▸ Data to process:
- - - - -
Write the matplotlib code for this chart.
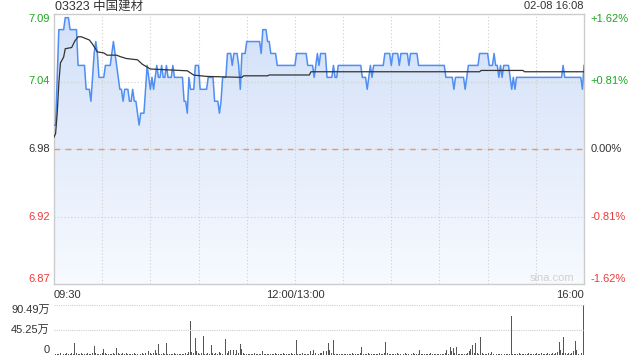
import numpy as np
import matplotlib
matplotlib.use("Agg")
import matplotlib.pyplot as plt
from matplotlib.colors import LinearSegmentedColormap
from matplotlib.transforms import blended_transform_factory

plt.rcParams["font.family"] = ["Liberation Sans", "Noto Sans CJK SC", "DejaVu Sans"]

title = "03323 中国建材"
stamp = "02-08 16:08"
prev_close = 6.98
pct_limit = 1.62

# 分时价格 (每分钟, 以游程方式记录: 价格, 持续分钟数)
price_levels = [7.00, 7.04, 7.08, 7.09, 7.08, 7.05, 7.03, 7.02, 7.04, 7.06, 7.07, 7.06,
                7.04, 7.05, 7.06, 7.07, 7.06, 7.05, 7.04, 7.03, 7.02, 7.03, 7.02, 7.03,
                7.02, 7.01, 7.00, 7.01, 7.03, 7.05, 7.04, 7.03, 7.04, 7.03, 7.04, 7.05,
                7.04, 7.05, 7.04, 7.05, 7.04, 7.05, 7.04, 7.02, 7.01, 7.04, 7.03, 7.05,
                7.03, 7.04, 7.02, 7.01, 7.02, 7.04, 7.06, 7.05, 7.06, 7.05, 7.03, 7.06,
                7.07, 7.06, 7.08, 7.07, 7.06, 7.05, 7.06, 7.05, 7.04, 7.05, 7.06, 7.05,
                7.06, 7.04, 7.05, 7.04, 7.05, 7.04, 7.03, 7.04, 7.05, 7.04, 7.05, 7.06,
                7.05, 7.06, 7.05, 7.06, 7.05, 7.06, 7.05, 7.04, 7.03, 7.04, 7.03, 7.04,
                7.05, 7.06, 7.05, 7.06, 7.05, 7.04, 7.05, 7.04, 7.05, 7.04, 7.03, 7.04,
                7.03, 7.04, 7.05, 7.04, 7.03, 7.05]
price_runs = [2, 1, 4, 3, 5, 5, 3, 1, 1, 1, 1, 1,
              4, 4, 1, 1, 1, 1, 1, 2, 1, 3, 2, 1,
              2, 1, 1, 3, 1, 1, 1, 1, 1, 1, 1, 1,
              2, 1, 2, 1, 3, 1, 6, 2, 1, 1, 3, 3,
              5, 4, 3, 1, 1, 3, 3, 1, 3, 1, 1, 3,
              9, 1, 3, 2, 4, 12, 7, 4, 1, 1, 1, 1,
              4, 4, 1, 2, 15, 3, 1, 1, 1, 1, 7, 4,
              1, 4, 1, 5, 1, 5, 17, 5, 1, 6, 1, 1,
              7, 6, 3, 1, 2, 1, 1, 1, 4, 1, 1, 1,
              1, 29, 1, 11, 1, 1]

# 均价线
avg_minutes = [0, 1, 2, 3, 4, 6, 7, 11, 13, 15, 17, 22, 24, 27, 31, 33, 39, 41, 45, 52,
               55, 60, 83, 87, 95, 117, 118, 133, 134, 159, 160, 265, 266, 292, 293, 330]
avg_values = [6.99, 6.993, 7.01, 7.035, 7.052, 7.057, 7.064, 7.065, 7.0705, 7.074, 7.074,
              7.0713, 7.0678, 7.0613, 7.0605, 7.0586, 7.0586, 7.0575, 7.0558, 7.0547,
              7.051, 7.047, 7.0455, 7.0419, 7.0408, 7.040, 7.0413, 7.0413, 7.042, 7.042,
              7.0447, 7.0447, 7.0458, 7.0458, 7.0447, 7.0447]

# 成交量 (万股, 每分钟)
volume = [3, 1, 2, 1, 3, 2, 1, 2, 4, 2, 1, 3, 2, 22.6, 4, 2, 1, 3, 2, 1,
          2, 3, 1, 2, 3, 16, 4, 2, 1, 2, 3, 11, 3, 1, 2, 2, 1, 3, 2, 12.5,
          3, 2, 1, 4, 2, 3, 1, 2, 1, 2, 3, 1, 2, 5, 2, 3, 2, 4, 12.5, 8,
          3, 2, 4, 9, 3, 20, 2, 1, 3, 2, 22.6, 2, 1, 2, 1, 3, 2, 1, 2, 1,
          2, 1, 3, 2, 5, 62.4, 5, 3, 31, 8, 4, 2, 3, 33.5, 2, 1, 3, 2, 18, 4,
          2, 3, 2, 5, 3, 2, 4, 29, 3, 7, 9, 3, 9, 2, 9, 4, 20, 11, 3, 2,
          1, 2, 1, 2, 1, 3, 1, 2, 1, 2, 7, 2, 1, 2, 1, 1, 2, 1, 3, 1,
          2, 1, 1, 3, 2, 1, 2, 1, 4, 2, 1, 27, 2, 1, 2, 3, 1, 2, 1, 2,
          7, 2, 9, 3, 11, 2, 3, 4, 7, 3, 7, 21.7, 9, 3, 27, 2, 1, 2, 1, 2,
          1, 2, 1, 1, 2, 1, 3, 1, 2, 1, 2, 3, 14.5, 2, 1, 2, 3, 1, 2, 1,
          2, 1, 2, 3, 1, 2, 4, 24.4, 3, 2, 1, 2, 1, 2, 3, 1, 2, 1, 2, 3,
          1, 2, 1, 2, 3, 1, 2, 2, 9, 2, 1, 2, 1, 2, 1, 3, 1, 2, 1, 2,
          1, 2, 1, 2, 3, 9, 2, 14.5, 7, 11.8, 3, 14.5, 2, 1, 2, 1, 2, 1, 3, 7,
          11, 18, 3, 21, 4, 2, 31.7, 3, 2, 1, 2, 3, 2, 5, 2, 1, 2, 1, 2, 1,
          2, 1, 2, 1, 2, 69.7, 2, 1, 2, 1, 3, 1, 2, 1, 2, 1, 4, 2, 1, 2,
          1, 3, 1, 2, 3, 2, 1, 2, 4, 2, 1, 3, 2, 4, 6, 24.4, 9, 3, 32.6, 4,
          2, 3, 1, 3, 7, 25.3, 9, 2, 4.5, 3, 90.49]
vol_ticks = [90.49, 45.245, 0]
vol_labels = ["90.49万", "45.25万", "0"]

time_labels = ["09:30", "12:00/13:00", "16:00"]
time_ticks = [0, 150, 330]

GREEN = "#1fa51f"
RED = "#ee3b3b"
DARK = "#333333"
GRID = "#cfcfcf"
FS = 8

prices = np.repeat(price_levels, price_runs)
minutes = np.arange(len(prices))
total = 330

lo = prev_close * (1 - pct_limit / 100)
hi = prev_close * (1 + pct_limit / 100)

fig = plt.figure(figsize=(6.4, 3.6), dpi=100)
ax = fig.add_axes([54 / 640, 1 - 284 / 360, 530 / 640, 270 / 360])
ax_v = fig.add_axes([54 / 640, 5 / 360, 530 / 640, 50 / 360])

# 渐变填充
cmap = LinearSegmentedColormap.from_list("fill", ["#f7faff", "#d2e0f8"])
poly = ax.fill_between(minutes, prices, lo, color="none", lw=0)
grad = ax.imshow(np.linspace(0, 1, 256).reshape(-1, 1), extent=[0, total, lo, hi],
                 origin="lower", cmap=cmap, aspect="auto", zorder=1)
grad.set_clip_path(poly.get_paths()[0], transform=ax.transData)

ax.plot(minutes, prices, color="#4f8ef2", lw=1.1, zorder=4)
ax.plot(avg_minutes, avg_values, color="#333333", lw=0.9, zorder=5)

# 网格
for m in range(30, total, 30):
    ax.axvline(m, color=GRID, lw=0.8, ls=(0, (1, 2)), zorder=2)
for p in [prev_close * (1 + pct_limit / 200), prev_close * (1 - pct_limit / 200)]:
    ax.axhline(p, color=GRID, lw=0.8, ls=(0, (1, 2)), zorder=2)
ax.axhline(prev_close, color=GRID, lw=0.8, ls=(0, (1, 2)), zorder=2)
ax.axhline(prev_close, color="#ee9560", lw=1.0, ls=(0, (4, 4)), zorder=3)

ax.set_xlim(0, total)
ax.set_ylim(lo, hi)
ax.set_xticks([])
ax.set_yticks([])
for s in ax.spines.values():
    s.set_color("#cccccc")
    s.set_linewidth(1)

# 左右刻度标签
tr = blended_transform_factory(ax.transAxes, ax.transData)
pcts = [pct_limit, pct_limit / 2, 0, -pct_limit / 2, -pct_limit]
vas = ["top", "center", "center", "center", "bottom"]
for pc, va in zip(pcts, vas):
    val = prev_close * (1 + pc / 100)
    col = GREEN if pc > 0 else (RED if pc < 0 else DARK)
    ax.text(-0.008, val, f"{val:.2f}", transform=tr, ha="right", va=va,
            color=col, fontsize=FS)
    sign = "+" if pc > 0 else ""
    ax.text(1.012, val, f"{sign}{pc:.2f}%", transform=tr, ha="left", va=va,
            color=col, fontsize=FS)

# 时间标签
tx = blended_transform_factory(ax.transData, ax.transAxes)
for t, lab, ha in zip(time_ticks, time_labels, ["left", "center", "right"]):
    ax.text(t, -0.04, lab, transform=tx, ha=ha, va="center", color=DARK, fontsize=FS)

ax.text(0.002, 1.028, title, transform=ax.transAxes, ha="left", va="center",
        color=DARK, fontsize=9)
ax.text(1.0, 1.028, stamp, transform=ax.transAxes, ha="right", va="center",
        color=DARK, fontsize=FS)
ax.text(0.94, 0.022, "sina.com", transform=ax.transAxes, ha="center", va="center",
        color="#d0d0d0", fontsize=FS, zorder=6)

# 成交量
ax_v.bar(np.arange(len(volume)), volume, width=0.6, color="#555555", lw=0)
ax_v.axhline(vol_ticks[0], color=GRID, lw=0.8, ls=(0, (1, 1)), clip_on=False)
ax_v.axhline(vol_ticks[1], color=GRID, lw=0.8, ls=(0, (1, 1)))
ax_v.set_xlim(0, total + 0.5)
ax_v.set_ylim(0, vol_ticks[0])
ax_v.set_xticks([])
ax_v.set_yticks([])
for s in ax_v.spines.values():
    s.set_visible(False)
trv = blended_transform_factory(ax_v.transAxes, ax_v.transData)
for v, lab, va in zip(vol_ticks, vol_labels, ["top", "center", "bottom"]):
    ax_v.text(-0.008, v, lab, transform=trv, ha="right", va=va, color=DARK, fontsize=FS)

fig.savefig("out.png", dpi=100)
- - - - -
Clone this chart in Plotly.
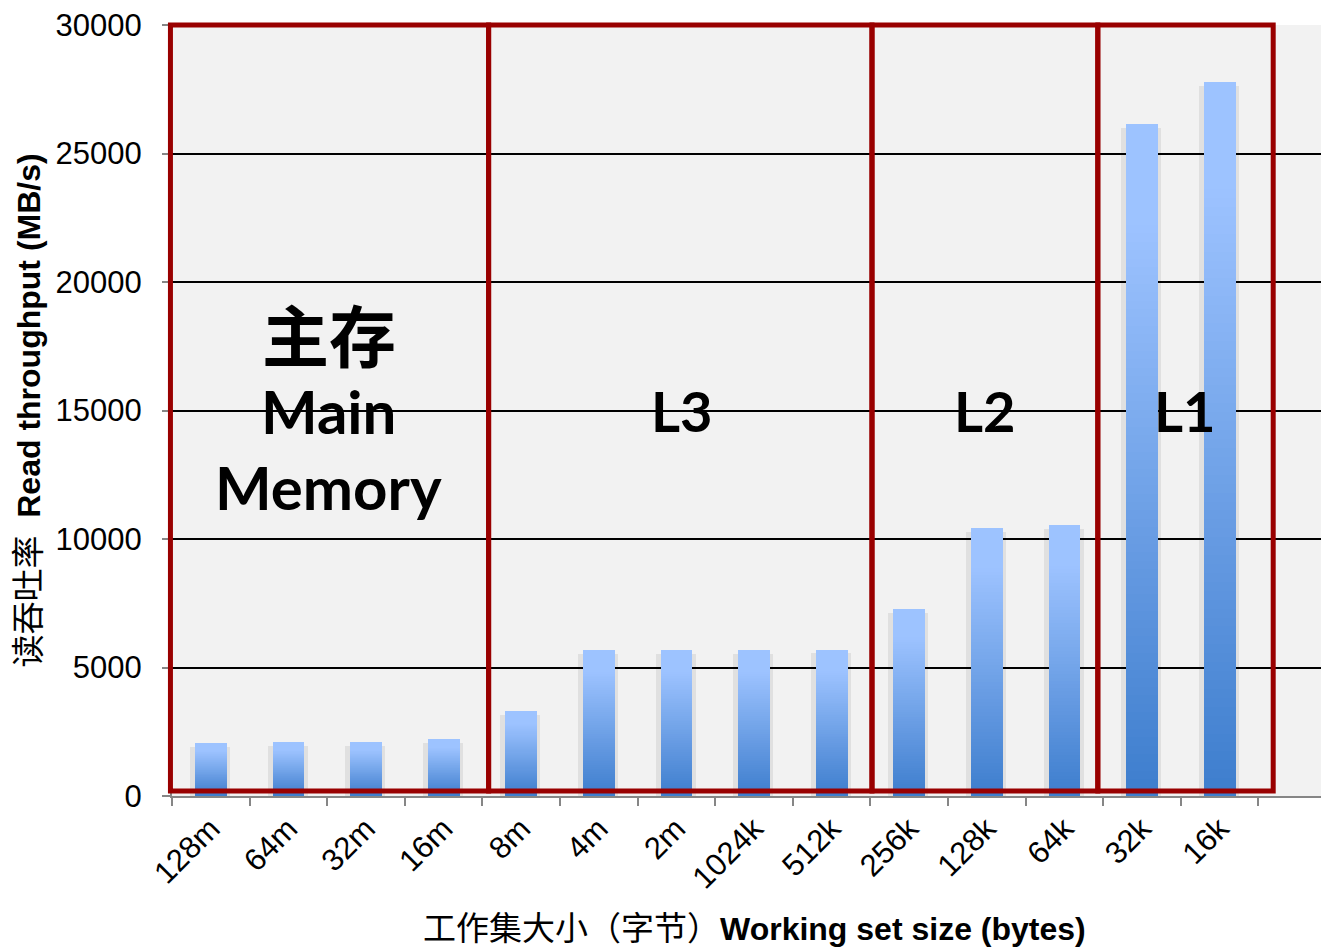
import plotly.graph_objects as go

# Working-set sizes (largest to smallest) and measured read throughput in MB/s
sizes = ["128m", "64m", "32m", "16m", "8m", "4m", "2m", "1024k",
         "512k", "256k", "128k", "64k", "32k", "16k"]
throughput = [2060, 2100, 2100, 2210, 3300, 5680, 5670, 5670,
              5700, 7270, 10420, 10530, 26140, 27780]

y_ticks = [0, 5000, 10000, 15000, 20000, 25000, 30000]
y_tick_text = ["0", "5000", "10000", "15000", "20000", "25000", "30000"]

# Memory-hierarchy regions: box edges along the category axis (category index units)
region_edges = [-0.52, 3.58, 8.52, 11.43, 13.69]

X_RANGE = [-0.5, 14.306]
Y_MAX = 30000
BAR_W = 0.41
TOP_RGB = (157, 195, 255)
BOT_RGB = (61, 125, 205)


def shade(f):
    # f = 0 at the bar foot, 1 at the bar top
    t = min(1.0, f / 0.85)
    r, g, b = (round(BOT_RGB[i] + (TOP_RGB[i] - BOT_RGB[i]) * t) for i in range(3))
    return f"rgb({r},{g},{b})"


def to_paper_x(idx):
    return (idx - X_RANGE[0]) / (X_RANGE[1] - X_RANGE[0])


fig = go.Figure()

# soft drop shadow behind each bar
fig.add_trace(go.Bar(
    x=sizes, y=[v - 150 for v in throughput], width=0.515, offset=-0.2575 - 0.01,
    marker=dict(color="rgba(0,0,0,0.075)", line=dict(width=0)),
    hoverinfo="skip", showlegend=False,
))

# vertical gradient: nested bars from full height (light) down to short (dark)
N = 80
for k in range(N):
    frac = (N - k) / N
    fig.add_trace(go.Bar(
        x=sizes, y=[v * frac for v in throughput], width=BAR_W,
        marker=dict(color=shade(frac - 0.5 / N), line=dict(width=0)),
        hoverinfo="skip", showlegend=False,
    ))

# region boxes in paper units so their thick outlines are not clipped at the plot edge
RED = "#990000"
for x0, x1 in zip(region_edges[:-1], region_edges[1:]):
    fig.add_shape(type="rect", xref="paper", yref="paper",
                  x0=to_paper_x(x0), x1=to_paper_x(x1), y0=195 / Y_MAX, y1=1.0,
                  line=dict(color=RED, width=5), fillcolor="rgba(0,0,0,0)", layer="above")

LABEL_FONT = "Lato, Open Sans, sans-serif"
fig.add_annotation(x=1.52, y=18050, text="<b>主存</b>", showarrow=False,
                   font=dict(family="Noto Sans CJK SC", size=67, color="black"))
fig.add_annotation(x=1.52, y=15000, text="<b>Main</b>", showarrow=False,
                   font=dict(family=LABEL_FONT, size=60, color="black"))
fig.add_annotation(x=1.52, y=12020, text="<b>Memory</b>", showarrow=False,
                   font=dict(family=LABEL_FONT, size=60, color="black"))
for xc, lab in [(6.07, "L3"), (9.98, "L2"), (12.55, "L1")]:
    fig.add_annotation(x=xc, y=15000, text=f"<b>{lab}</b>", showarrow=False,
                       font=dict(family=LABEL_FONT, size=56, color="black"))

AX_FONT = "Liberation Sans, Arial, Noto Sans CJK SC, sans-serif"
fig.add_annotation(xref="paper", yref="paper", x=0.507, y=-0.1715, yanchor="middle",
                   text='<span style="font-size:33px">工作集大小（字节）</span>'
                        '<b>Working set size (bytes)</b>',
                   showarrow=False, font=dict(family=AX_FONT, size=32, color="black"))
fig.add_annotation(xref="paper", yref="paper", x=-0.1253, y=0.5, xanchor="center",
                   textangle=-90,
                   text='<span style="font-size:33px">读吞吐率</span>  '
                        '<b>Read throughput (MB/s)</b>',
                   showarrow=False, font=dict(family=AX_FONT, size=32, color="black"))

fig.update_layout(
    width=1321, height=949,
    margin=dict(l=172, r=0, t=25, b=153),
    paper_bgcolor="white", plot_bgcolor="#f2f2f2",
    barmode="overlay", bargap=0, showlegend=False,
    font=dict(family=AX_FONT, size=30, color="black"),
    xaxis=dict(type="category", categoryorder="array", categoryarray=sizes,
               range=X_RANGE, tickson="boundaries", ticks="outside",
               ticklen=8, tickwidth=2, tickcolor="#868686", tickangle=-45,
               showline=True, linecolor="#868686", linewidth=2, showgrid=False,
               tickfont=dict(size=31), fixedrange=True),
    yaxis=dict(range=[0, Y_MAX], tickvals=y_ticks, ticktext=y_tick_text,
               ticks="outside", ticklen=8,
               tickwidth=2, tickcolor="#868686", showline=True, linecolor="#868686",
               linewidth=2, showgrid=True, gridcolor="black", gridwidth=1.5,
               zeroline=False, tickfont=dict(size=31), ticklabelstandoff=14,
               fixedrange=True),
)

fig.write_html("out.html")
- - - - -
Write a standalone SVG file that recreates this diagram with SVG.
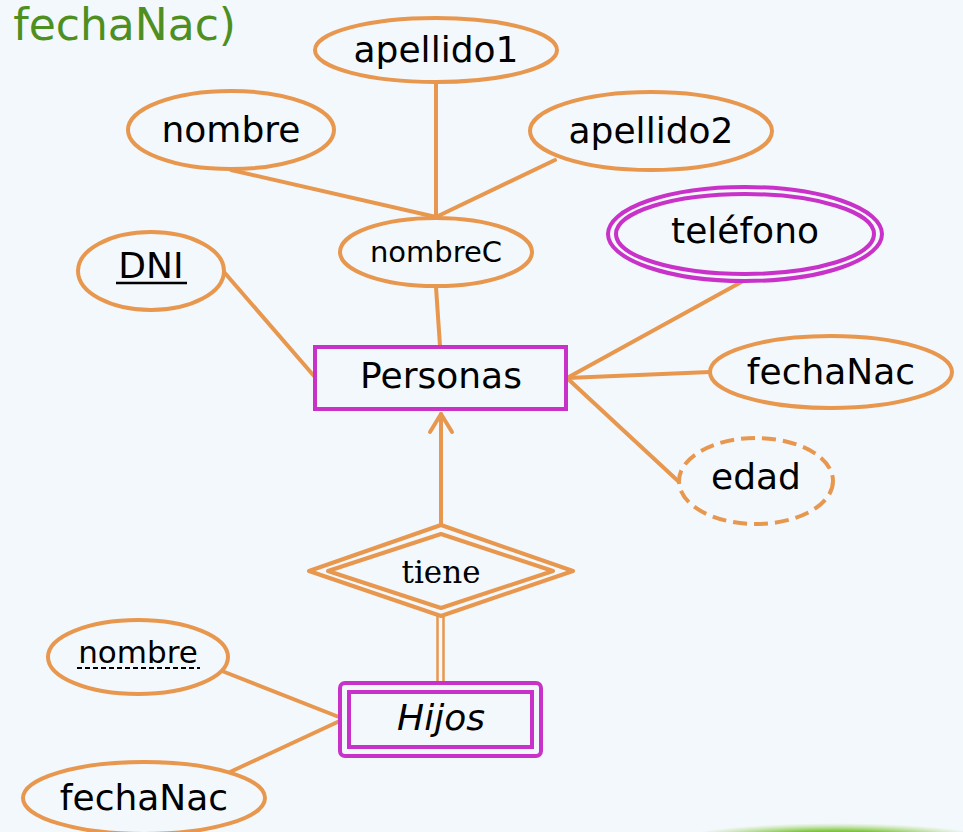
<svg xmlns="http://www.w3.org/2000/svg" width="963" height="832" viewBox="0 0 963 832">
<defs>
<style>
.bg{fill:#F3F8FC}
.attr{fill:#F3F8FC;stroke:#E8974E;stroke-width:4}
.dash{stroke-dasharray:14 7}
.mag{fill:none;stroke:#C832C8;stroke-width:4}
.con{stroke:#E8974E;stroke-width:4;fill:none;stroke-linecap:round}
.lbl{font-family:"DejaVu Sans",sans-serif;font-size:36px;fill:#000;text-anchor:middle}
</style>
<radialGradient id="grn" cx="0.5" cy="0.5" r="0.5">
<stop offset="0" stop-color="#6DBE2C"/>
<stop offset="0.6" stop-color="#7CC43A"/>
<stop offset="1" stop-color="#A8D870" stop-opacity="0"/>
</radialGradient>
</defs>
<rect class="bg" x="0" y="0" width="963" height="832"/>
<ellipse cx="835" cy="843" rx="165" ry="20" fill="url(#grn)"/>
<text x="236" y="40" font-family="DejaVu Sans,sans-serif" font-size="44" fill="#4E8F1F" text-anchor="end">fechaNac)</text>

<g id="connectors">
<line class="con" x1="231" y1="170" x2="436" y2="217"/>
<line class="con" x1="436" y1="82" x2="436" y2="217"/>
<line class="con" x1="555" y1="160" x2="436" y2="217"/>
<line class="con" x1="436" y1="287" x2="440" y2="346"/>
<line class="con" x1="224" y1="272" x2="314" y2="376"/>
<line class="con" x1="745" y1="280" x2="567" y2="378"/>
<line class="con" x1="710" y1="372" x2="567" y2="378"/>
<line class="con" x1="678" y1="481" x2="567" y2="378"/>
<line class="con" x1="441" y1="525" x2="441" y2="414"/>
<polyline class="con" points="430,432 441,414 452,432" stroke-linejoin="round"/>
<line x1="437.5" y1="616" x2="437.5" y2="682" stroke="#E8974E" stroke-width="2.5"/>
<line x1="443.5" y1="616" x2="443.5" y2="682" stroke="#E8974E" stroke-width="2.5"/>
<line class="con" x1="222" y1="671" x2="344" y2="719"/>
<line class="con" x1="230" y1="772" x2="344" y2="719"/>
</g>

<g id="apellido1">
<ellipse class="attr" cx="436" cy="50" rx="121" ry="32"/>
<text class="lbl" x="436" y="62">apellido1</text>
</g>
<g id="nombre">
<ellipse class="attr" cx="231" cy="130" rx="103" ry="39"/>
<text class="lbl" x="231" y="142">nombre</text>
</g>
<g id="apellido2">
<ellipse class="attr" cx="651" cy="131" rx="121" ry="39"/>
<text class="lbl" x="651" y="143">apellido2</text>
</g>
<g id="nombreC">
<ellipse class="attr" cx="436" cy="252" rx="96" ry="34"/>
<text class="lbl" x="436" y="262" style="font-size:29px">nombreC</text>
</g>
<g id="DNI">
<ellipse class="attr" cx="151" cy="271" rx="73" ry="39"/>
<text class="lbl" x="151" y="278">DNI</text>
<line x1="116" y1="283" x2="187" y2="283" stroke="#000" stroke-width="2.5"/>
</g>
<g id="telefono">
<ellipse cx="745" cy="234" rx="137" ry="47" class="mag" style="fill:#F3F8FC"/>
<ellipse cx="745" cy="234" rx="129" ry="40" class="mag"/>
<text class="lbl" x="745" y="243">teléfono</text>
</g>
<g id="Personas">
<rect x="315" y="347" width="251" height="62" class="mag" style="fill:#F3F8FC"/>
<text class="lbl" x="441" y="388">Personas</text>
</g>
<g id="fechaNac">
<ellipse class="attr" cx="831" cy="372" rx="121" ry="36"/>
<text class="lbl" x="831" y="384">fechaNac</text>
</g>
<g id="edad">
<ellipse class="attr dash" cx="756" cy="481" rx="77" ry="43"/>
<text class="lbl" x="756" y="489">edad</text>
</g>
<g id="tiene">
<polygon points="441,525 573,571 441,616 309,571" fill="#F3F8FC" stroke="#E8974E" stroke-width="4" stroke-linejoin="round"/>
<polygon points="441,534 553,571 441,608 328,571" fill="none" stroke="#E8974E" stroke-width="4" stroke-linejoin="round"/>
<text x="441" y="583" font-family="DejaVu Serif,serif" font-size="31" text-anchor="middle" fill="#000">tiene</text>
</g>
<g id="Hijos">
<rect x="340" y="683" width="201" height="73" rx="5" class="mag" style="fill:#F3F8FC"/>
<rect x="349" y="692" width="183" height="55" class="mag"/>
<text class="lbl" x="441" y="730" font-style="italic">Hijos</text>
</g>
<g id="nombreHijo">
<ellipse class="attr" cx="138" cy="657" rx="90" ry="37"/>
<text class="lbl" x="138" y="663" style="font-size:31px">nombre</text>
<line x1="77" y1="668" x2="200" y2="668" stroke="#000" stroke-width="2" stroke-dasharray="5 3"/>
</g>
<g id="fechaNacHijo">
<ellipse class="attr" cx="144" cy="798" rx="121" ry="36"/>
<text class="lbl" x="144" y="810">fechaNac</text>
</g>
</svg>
- - - - -
▸ Goal: Leave out every picture, then retype exactly the lines from the one containing "Write the matplotlib code for this chart." through the one containing "pct_limit = 1.62".

▸ Response to the exercise:
Write the matplotlib code for this chart.
import numpy as np
import matplotlib
matplotlib.use("Agg")
import matplotlib.pyplot as plt
from matplotlib.colors import LinearSegmentedColormap
from matplotlib.transforms import blended_transform_factory

plt.rcParams["font.family"] = ["Liberation Sans", "Noto Sans CJK SC", "DejaVu Sans"]

title = "03323 中国建材"
stamp = "02-08 16:08"
prev_close = 6.98
pct_limit = 1.62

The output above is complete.